Last night was also the return to edging. I’ve never been good at oral presentations, but Lion liked the one I gave last night. When I was done I asked what his horniness level was. He said he was going to say it wasn’t high but after my attention he was giving me a standing ovation. I then edged him a few times. I think he’s well on his way to being a horny boy again. I love it when he’s horny. He is safely locked in his cage once again although he said he didn’t even notice he was wild. I’m sure he liked the freedom of peeing standing up, but the cage is so comfortable he can’t tell when it’s on. I’m happy about that. He should be comfortable. I’d feel bad if he wasn’t. That’s why I allow him to be wild when there’s a sore spot. I’d much rather clear it up than have him squirming in pain. Administering pain is my job, not the cage’s.

This morning, as I was unloading the dishwasher, I had a flashback to this past weekend. Lion fell on the deck and hurt his back. Not knowing how bad it was, and fearing it would get worse with time, I told him to lay down. He said it wasn’t really bad and then winced. We were unloading the dishwasher and he was trying to bend over. I told him he either needed to sit down or lay down and he finally listened. It turns out that it wasn’t bad after all but it’s better to be safe than sorry. It wasn’t until this morning, unloading the dishwasher, that I realized why he listened to me. Once I repeated myself he was afraid to get punished. And I’m not sure how I feel about that.

I guess if I had a firmer grip on domestic discipline I would be happy that he obeyed a command. As a wife I’m grateful he listened. As someone who loves him more than anything, I was just trying to take care of him and it hadn’t even occurred to me to play the punishment card. So what’s the difference? In my mind, from now on, I’ll be wondering if he’s doing something because he agrees or because he’s trying to avoid punishment. Who cares? Isn’t this what I should be striving for? I guess so. But I think I’m still at a point where I’m fighting being in charge. I hope that will change.

As you’ve probably read, Lion had an orgasm last night. His scheduled date wasn’t until Thursday but I took pity on the poor quivering mess of horny Lion in front of me and decided to end his misery. He thinks eleven days was a long time to wait. When I checked the calendar, his next date is much longer. Good thing I decided to adjust things. From sixteen days down to…. Nope. I can’t say. Mostly because I don’t remember off the top of my head, but also because Lion shouldn’t know.

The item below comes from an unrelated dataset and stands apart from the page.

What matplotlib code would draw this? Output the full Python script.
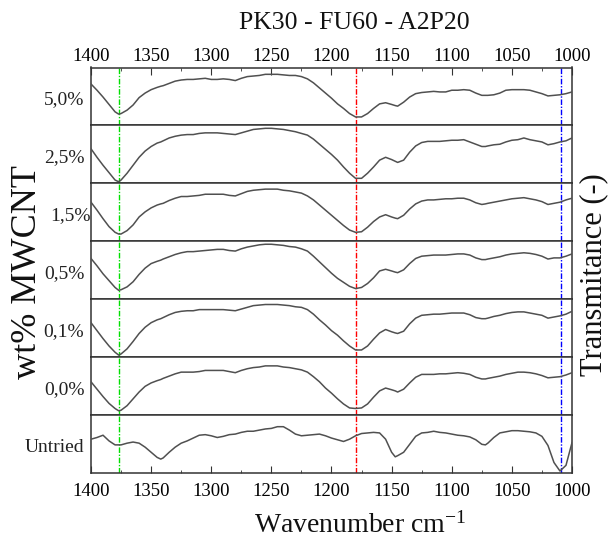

We will continue with the nightly edging. It was a good experiment. It’s nice to have him spring to attention the second the cage comes off. And knowing he’s grumbling to himself because he’s super horny is amusing. Poor Lion. I also decided I can use this edging as a punishment if I want. Did he do something wrong? Uh oh. No edging tonight, my pet.

Last night was also maintenance swat night. He got six semi-hard swats and he took them very well. He yelled a little into the pillow but he stayed still. I used a wooden spoon because it was the first thing I found. I’ll probably try different paddles, more or less swats, and harder versus softer swats as we go along. I can’t let him get accustomed to the maintenance swats anymore than he should get accustomed to punishment swats.

As you can see, I’m still all over the map with punishment and being in charge. Sometimes it feels like the most natural thing to do. And then it turns around to be something I hate. I’ll reel it in eventually.